Was etwas überrascht, ist, wie stark der Biograf immer wieder den berühmten Vater ins Spiel bringt. Wäre es nicht an der Zeit, Klaus Mann ohne die ständige Fixierung auf Thomas Mann zu würdigen?
„Dass man Klaus Mann ohne seinen Vater vorstellen könnte oder beschreiben könnte, ist völlig unmöglich. Tatsächlich hatte ich denselben Gedanken, als ich mit meiner Arbeit begann. Ich lasse den Vater mal weg, und dann stellte ich fest: es geht einfach nicht.“
Rivalität mit Thomas Mann
Für Thomas Medicus sind Verehrung und Rivalität zwischen den beiden Schriftstellern zentral für das Verständnis von Klaus Manns Leben.

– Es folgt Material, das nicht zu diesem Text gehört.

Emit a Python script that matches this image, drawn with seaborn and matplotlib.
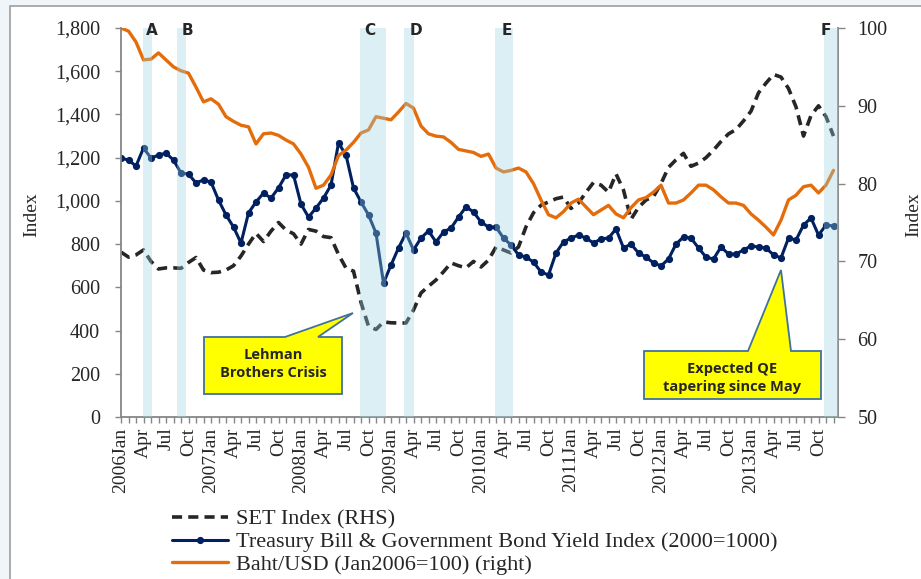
import numpy as np
import pandas as pd
import seaborn as sns
import matplotlib.pyplot as plt
from matplotlib.patches import Polygon, Rectangle
from matplotlib.ticker import FuncFormatter, MultipleLocator

# monthly values, Jan 2006 - Dec 2013
set_index = [763, 740, 750, 773, 720, 685, 690, 690, 688, 715, 738, 680,
             668, 670, 680, 700, 745, 800, 850, 812, 860, 900, 865, 848,
             800, 868, 860, 835, 830, 752, 689, 675, 530, 420, 405, 440,
             436, 435, 435, 495, 574, 605, 634, 672, 713, 700, 690, 720,
             694, 726, 787, 773, 759, 787, 880, 945, 980, 995, 1010, 1018,
             965, 990, 1040, 1085, 1073, 1040, 1125, 1050, 915, 970, 1004, 1020,
             1080, 1155, 1190, 1220, 1160, 1175, 1200, 1235, 1275, 1310, 1330, 1370,
             1415, 1500, 1545, 1585, 1573, 1520, 1435, 1300, 1395, 1440, 1390, 1300]

bond_yield_index = [1198, 1189, 1161, 1245, 1198, 1212, 1221, 1189, 1129, 1124, 1083, 1097,
                    1087, 1004, 935, 879, 805, 944, 995, 1036, 1013, 1060, 1120, 1120,
                    985, 925, 967, 1013, 1073, 1268, 1212, 1060, 995, 935, 851, 620,
                    703, 782, 851, 773, 828, 861, 810, 856, 874, 925, 972, 949,
                    902, 879, 879, 828, 796, 750, 740, 717, 671, 657, 759, 810,
                    828, 842, 828, 805, 824, 828, 870, 782, 800, 759, 740, 713,
                    699, 731, 800, 833, 828, 782, 740, 731, 787, 754, 754, 773,
                    791, 787, 782, 750, 736, 828, 819, 888, 921, 842, 888, 884]

baht_usd = [100, 99.6, 98.2, 95.9, 96.0, 96.8, 95.9, 95.0, 94.5, 94.2, 92.4, 90.5,
            90.9, 90.2, 88.6, 88.0, 87.5, 87.3, 85.1, 86.4, 86.5, 86.2, 85.6, 85.1,
            83.8, 82.1, 79.4, 79.8, 81.1, 83.6, 84.3, 85.3, 86.5, 86.9, 88.6, 88.4,
            88.2, 89.2, 90.3, 89.7, 87.4, 86.4, 86.1, 86.0, 85.3, 84.4, 84.2, 84.0,
            83.5, 83.8, 82.0, 81.5, 81.7, 82.0, 81.5, 80.0, 77.9, 76.0, 75.6, 76.4,
            77.5, 78.0, 77.0, 76.0, 76.6, 77.2, 76.1, 75.6, 76.9, 77.9, 78.2, 78.9,
            79.8, 77.5, 77.5, 77.9, 78.8, 79.8, 79.8, 79.2, 78.3, 77.5, 77.5, 77.2,
            76.1, 75.3, 74.4, 73.4, 75.3, 77.9, 78.5, 79.6, 79.8, 78.8, 79.8, 81.7]

years = list(range(2006, 2014))
quarter_months = ['Jan', 'Apr', 'Jul', 'Oct']

# shaded event periods (in month positions) and their letters
band_start = [2.93, 7.47, 31.9, 37.7, 49.9, 93.7]
band_end = [4.13, 8.67, 35.3, 39.1, 52.3, 95.6]
band_names = ['A', 'B', 'C', 'D', 'E', 'F']
band_label_x = [4.1, 8.9, 33.2, 39.3, 51.5, 94.0]

legend_labels = ['SET Index (RHS)',
                 'Treasury Bill & Government Bond Yield Index (2000=1000)',
                 'Baht/USD (Jan2006=100) (right)']

n = len(set_index)
df = pd.DataFrame({'t': np.arange(n), 'SET': set_index,
                   'Bond': bond_yield_index, 'Baht': baht_usd})

tick_labels = []
for i in range(0, n, 3):
    y, q = divmod(i // 3, 4)
    tick_labels.append(f'{years[y]}Jan' if q == 0 else quarter_months[q])

sns.set_style('white')
plt.rcParams['font.family'] = ['Liberation Serif', 'DejaVu Serif']

W, H = 921, 579
fig = plt.figure(figsize=(W / 100, H / 100), dpi=100, facecolor='#EFF5F9')
fig.patches.append(Rectangle((10 / W, -0.05), 1.0, 1.05 - 6 / H, transform=fig.transFigure,
                             fc='white', ec='#A5A5A5', lw=1.3, zorder=-10))

# plot area in pixels: x 121..838, y 28..417
ax = fig.add_axes([121 / W, 1 - 417 / H, 717 / W, 389 / H])
ax2 = ax.twinx()

sns.lineplot(data=df, x='t', y='SET', ax=ax, color='#262626', lw=2.6,
             linestyle=(0, (2.8, 1.7)), label=legend_labels[0])
sns.lineplot(data=df, x='t', y='Bond', ax=ax, color='#002060', lw=2.2,
             marker='o', markersize=5.2, markeredgewidth=0, label=legend_labels[1])
sns.lineplot(data=df, x='t', y='Baht', ax=ax2, color='#E46C0A', lw=2.4,
             label=legend_labels[2])

h1, l1 = ax.get_legend_handles_labels()
h2, l2 = ax2.get_legend_handles_labels()
for a in (ax, ax2):
    if a.get_legend() is not None:
        a.get_legend().remove()

ax.set_xlim(0, 95.6)
ax.set_ylim(0, 1800)
ax2.set_ylim(50, 100)
ax.set_yticks(range(0, 1801, 200))
ax.yaxis.set_major_formatter(FuncFormatter(lambda v, p: f'{int(v):,}'))
ax2.set_yticks(range(50, 101, 10))
ax.set_xticks(range(0, n, 3))
ax.set_xticklabels(tick_labels, rotation=90)
ax.xaxis.set_minor_locator(MultipleLocator(1))

spine_c = '#868686'
for s in ['top', 'right']:
    ax.spines[s].set_visible(False)
for s in ['top', 'left', 'bottom']:
    ax2.spines[s].set_visible(False)
for s in ['left', 'bottom']:
    ax.spines[s].set_color(spine_c)
    ax.spines[s].set_linewidth(1.3)
ax2.spines['right'].set_color(spine_c)
ax2.spines['right'].set_linewidth(1.3)

ax.tick_params(axis='y', direction='out', length=4, width=1, color=spine_c,
               labelsize=14.5, pad=11, left=True)
ax.tick_params(axis='x', which='both', direction='out', length=4.5, width=1,
               color=spine_c, labelsize=14, pad=3, bottom=True)
ax.tick_params(axis='x', which='minor', labelbottom=False)
ax2.tick_params(axis='y', direction='out', length=5, width=1, color=spine_c,
                labelsize=14.5, pad=9, right=True)

ax.set_xlabel('')
ax.set_ylabel('Index', fontsize=14)
ax.yaxis.set_label_coords(-0.113, 0.52)
ax2.set_ylabel('Index', fontsize=14, rotation=90)
ax2.yaxis.set_label_coords(1.094, 0.52)

# translucent event bands drawn over the lines
for s, e in zip(band_start, band_end):
    ax2.axvspan(s, e, color='#9CD3E2', alpha=0.35, lw=0, zorder=5)
for name, x in zip(band_names, band_label_x):
    ax2.text(x, 0.993, name, transform=ax2.get_xaxis_transform(), ha='center', va='center',
             fontsize=11, fontweight='bold', family='DejaVu Sans', zorder=8)


def px(p):
    return ((p[0] - 121) / 717, (417 - p[1]) / 389)


lehman_shape = [(204, 337), (285, 337), (353, 313), (318, 337), (342, 337), (342, 394), (204, 394)]
qe_shape = [(644, 351), (748, 351), (781, 270), (791, 351), (821, 351), (821, 399), (644, 399)]
for shape, center, text in [(lehman_shape, (273, 364), 'Lehman\nBrothers Crisis'),
                            (qe_shape, (732, 378), 'Expected QE\ntapering since May')]:
    ax2.add_patch(Polygon([px(p) for p in shape], closed=True, transform=ax2.transAxes,
                          fc='#FFFF00', ec='#41719C', lw=1.3, zorder=7, clip_on=False))
    cx, cy = px(center)
    ax2.text(cx, cy, text, transform=ax2.transAxes, ha='center', va='center',
             fontsize=10.5, fontweight='bold', family='Open Sans', linespacing=1.35, zorder=8)

fig.legend(h1 + h2, l1 + l2, loc='upper left', bbox_to_anchor=(172 / W, 1 - 509 / H),
           frameon=False, fontsize=16, handlelength=2.5, handletextpad=0.36,
           labelspacing=0.1, borderaxespad=0, borderpad=0)

fig.savefig('out.png', dpi=100, facecolor=fig.get_facecolor())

„Und zwar unter anderem auch deshalb, weil ja zumindest in den 20er-Jahren ein literarisches Konkurrenzverhältnis zwischen den beiden bestand; und Klaus Mann öffentlich zum Beispiel in seiner ersten Autobiografie „Kind dieser Zeit“ klargemacht hat, wie hart es für ihn ist, sich von seinem Vater literarisch zu trennen und sich zu unterscheiden und auch entsprechende Oppositionen aufgemacht hat. Also, das Rauschhafte, Exzessive, Extravagante, was Klaus Mann in den 20er-Jahren hatte und auch praktizieren konnte, ist in direkter Ablehnung, in indirektem Kontrast zu seinem Vater entstanden. Das war einfach das Fluidum, sozusagen, der Referenzraum, in dem er sich von Kindheit auf bewegt hatte.“
Klaus Mann, der ewige Sohn. Man muss diese Sichtweise nicht in vollem Umfang teilen, um die Biografie eines außergewöhnlichen Charakters, Schriftstellers und Zeitgenossen einer tragischen Epoche, die er „durchlebt“, „durchlitten“ und literarisch begleitet hat, mit Begeisterung zu lesen.
Die Biografie „Klaus Mann. Ein Leben“ von Thomas Medicus hat 544 Seiten, ist im Rowohlt Verlag erschienen und kostet 28 Euro.